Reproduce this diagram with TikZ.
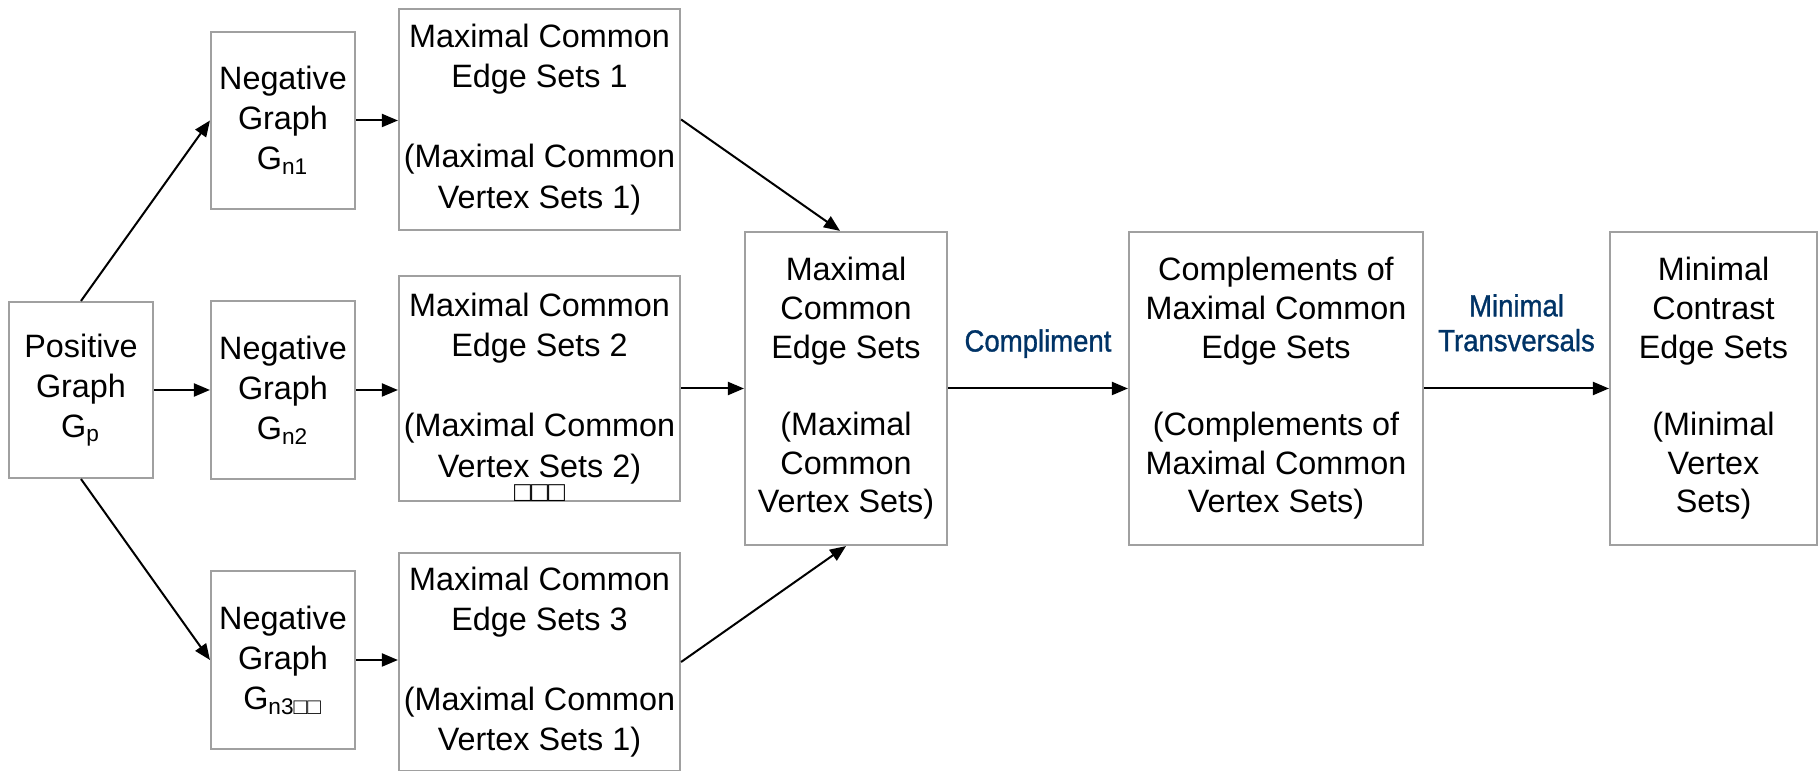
\documentclass[tikz,border=0pt]{standalone}
\usepackage{fontspec}
\setmainfont{Liberation Sans}
\newfontfamily\lblfont[FakeStretch=0.9,FakeBold=1]{Liberation Sans}
\usetikzlibrary{arrows.meta,positioning}
\definecolor{boxgray}{RGB}{160,160,160}
\definecolor{lblblue}{RGB}{0,51,102}
\tikzset{
	box/.style={draw=boxgray, line width=0.02cm, align=center, inner sep=0pt, font=\fontsize{9.2}{11.4}\selectfont},
	bigbox/.style={box, font=\fontsize{9.2}{11}\selectfont},
	arr/.style={-{Triangle[length=0.16cm,width=0.13cm]}, line width=0.02cm},
	lbl/.style={text=lblblue, align=center, inner sep=0pt, font=\lblfont\fontsize{8.7}{9.9}\selectfont},
	tofu/.style={anchor=base, inner sep=0pt, yshift=0.01cm, font=\fontsize{8}{8}\selectfont}
}
\begin{document}
\begin{tikzpicture}[x=0.01cm,y=-0.01cm]
	\useasboundingbox (0,0) rectangle (1819,771);
	\draw (81,390) node[box, minimum width=1.44cm, minimum height=1.76cm](pos) {Positive\\Graph\\G\textsubscript{p}};
	\draw (283,120.5) node[box, minimum width=1.44cm, minimum height=1.77cm](neg1) {Negative\\Graph\\G\textsubscript{n1}};
	\draw (283,390) node[box, minimum width=1.44cm, minimum height=1.77cm](neg2) {Negative\\Graph\\G\textsubscript{n2}};
	\draw (283,660) node[box, minimum width=1.44cm, minimum height=1.77cm](neg3) {Negative\\Graph\\G\textsubscript{n3□□}};
	\draw (539.5,119.5) node[box, minimum width=2.81cm, minimum height=2.21cm](mces1) {Maximal Common\\Edge Sets 1\\[11.4pt](Maximal Common\\Vertex Sets 1)};
	\draw (539.5,388.5) node[box, minimum width=2.81cm, minimum height=2.25cm, label={[tofu]south:□□□}](mces2) {Maximal Common\\Edge Sets 2\\[11.4pt](Maximal Common\\Vertex Sets 2)};
	\draw (539.5,662) node[box, minimum width=2.81cm, minimum height=2.18cm](mces3) {Maximal Common\\Edge Sets 3\\[11.4pt](Maximal Common\\Vertex Sets 1)};
	\draw (846,388.5) node[bigbox, minimum width=2.02cm, minimum height=3.13cm](mces) {Maximal\\Common\\Edge Sets\\[11pt](Maximal\\Common\\Vertex Sets)};
	\draw (1276,388.5) node[bigbox, minimum width=2.94cm, minimum height=3.13cm](compl) {Complements of\\Maximal Common\\Edge Sets\\[11pt](Complements of\\Maximal Common\\Vertex Sets)};
	\draw (1713.5,388.5) node[bigbox, minimum width=2.07cm, minimum height=3.13cm](mincon) {Minimal\\Contrast\\Edge Sets\\[11pt](Minimal\\Vertex\\Sets)};
	% positive graph to negative graphs
	\draw[arr] (pos.north) -- (neg1.west);
	\draw[arr] (pos) -- (neg2);
	\draw[arr] (pos.south) -- (neg3.west);
	\draw[arr] (neg1) -- (neg1 -| mces1.west);
	\draw[arr] (neg2) -- (neg2 -| mces2.west);
	\draw[arr] (neg3) -- (neg3 -| mces3.west);
	% merge
	\draw[arr] (mces1.east) -- ([xshift=-0.06cm]mces.north);
	\draw[arr] (mces2) -- (mces2 -| mces.west);
	\draw[arr] (mces3.east) -- (mces.south);
	\draw[arr] (mces) -- node[lbl, midway, above=0.296cm](lblcomp) {Compliment} (compl);
	\draw[arr] (compl) -- node[lbl, midway, above=0.36cm](lbltrans) {Minimal\\Transversals} (mincon);
\end{tikzpicture}
\end{document}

◇ ◇ ◇ ◇ ◇

* **Requirements**: Transcribe the listing above verbatim. Omit the pictures.

* **Solution for this problem**:
Reproduce this diagram with TikZ.
\documentclass[tikz,border=0pt]{standalone}
\usepackage{fontspec}
\setmainfont{Liberation Sans}
\newfontfamily\lblfont[FakeStretch=0.9,FakeBold=1]{Liberation Sans}
\usetikzlibrary{arrows.meta,positioning}
\definecolor{boxgray}{RGB}{160,160,160}
\definecolor{lblblue}{RGB}{0,51,102}
\tikzset{
	box/.style={draw=boxgray, line width=0.02cm, align=center, inner sep=0pt, font=\fontsize{9.2}{11.4}\selectfont},
	bigbox/.style={box, font=\fontsize{9.2}{11}\selectfont},
	arr/.style={-{Triangle[length=0.16cm,width=0.13cm]}, line width=0.02cm},
	lbl/.style={text=lblblue, align=center, inner sep=0pt, font=\lblfont\fontsize{8.7}{9.9}\selectfont},
	tofu/.style={anchor=base, inner sep=0pt, yshift=0.01cm, font=\fontsize{8}{8}\selectfont}
}
\begin{document}
\begin{tikzpicture}[x=0.01cm,y=-0.01cm]
	\useasboundingbox (0,0) rectangle (1819,771);
	\draw (81,390) node[box, minimum width=1.44cm, minimum height=1.76cm](pos) {Positive\\Graph\\G\textsubscript{p}};
	\draw (283,120.5) node[box, minimum width=1.44cm, minimum height=1.77cm](neg1) {Negative\\Graph\\G\textsubscript{n1}};
	\draw (283,390) node[box, minimum width=1.44cm, minimum height=1.77cm](neg2) {Negative\\Graph\\G\textsubscript{n2}};
	\draw (283,660) node[box, minimum width=1.44cm, minimum height=1.77cm](neg3) {Negative\\Graph\\G\textsubscript{n3□□}};
	\draw (539.5,119.5) node[box, minimum width=2.81cm, minimum height=2.21cm](mces1) {Maximal Common\\Edge Sets 1\\[11.4pt](Maximal Common\\Vertex Sets 1)};
	\draw (539.5,388.5) node[box, minimum width=2.81cm, minimum height=2.25cm, label={[tofu]south:□□□}](mces2) {Maximal Common\\Edge Sets 2\\[11.4pt](Maximal Common\\Vertex Sets 2)};
	\draw (539.5,662) node[box, minimum width=2.81cm, minimum height=2.18cm](mces3) {Maximal Common\\Edge Sets 3\\[11.4pt](Maximal Common\\Vertex Sets 1)};
	\draw (846,388.5) node[bigbox, minimum width=2.02cm, minimum height=3.13cm](mces) {Maximal\\Common\\Edge Sets\\[11pt](Maximal\\Common\\Vertex Sets)};
	\draw (1276,388.5) node[bigbox, minimum width=2.94cm, minimum height=3.13cm](compl) {Complements of\\Maximal Common\\Edge Sets\\[11pt](Complements of\\Maximal Common\\Vertex Sets)};
	\draw (1713.5,388.5) node[bigbox, minimum width=2.07cm, minimum height=3.13cm](mincon) {Minimal\\Contrast\\Edge Sets\\[11pt](Minimal\\Vertex\\Sets)};
	% positive graph to negative graphs
	\draw[arr] (pos.north) -- (neg1.west);
	\draw[arr] (pos) -- (neg2);
	\draw[arr] (pos.south) -- (neg3.west);
	\draw[arr] (neg1) -- (neg1 -| mces1.west);
	\draw[arr] (neg2) -- (neg2 -| mces2.west);
	\draw[arr] (neg3) -- (neg3 -| mces3.west);
	% merge
	\draw[arr] (mces1.east) -- ([xshift=-0.06cm]mces.north);
	\draw[arr] (mces2) -- (mces2 -| mces.west);
	\draw[arr] (mces3.east) -- (mces.south);
	\draw[arr] (mces) -- node[lbl, midway, above=0.296cm](lblcomp) {Compliment} (compl);
	\draw[arr] (compl) -- node[lbl, midway, above=0.36cm](lbltrans) {Minimal\\Transversals} (mincon);
\end{tikzpicture}
\end{document}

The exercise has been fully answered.